Ian Hendry would leave “The Avengers” for a film career, and the show was changed – Steed’s character became more defined as working for a branch of British intelligence, and his trenchcoated look was swapped for Saville Row suits. A couple of different helpers were tried, but the impact of Honor Blackman as Cathy Gale, a tough, leather-suited anthropologist with skills in hand-to-hand combat, defined a new sexual tension that became integral to the show - Macnee and Blackman would later record the novelty song “Kinky Boots” together.
When Honor Blackman would leave for her own film career, starting with “Goldfinger,” “The Avengers” stopped production for six months, in order to work out how to proceed. This is where the “Happy Days” analogy comes in, as “jumping the shark” comes from the moment Arthur Fonzarelli jumped over a shark tank on a motorcycle, and the show stopped being about Richie Cunningham. With “The Avengers” handed over to a team that dealt more with film than TV, the show was consciously turned into the most expensive advertising campaign for British tourism, with stately homes and countryside on view. This attracted ABC, who began commissioning episodes of “The Avengers” for the US, with the UK seeing them later – this change of affairs turned the studio-bound show into a Technicolor action spectacle shot entirely on film, and shot like a feature film, with the equivalent of a million-pound budget for every episode.

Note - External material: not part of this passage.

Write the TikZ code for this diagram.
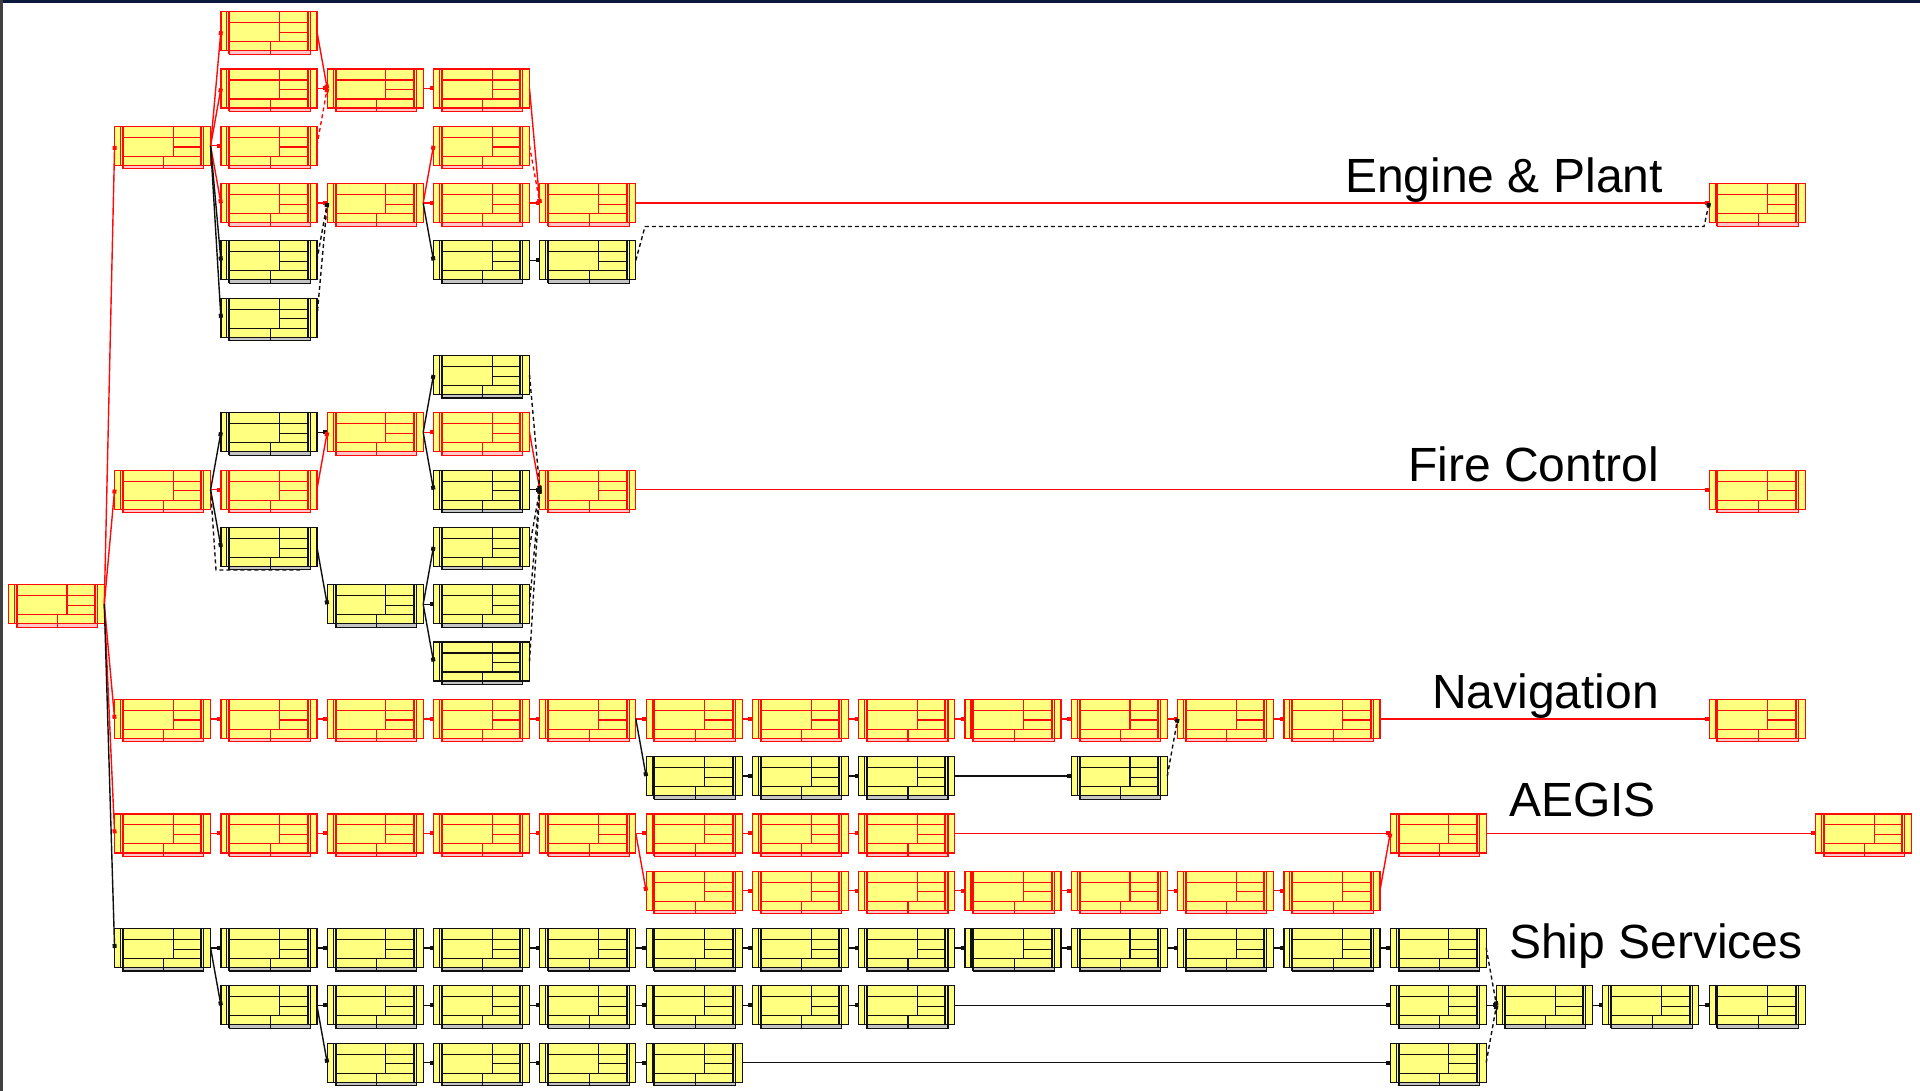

The characters changed again. John Steed was the epitome of a gentleman spy, with the origin of his orders no longer explained, apart from saying that he, and his sidekick, “were needed.” Plots could now incorporate science fiction, comedy, or whatever the writers wanted, anything as an excuse to show off the style of the show. A need for Blackman’s replacement to be someone also with “man appeal” – “m. appeal” - created Emma Peel, with Diana Rigg’s character holding their own as much as Cathy Gale, with superior skills, including in chemistry (both scientific and sexual – Macnee thought Steed and Peel did go to bed together away from the camera).
The last series of “The Avengers”, with Linda Thorson’s more innocent Tara King replacing Rigg’s Peel, was supposed to be a return to a grittier type of story, but this swung wildly with stories in the older style, which led to the episode featuring John Cleese and Bernard Cribbins. When ABC cancelled the show, no-one in the UK recommissioned it, and the show died - until French and Canadian investment led to “The New Avengers” in 1976.
By the end of the 1960s, the influence of “The Avengers” was very much in evidence – we would not have the ATV/ITC string of more outlandish shows like “The Persuaders!”, “The Champions,” “Jason King” and “Randall & Hopkirk (Deceased)” - although they can also claim their lineage from “The Saint,” starring Roger Moore, which itself became more frivolous over time. The superficial gloss of “The Avengers” is fascinating to watch back, reflecting its time perfectly, but now I know what the show was like when it started, that has also become a good watch, even if it is entirely unrelated to what it would become.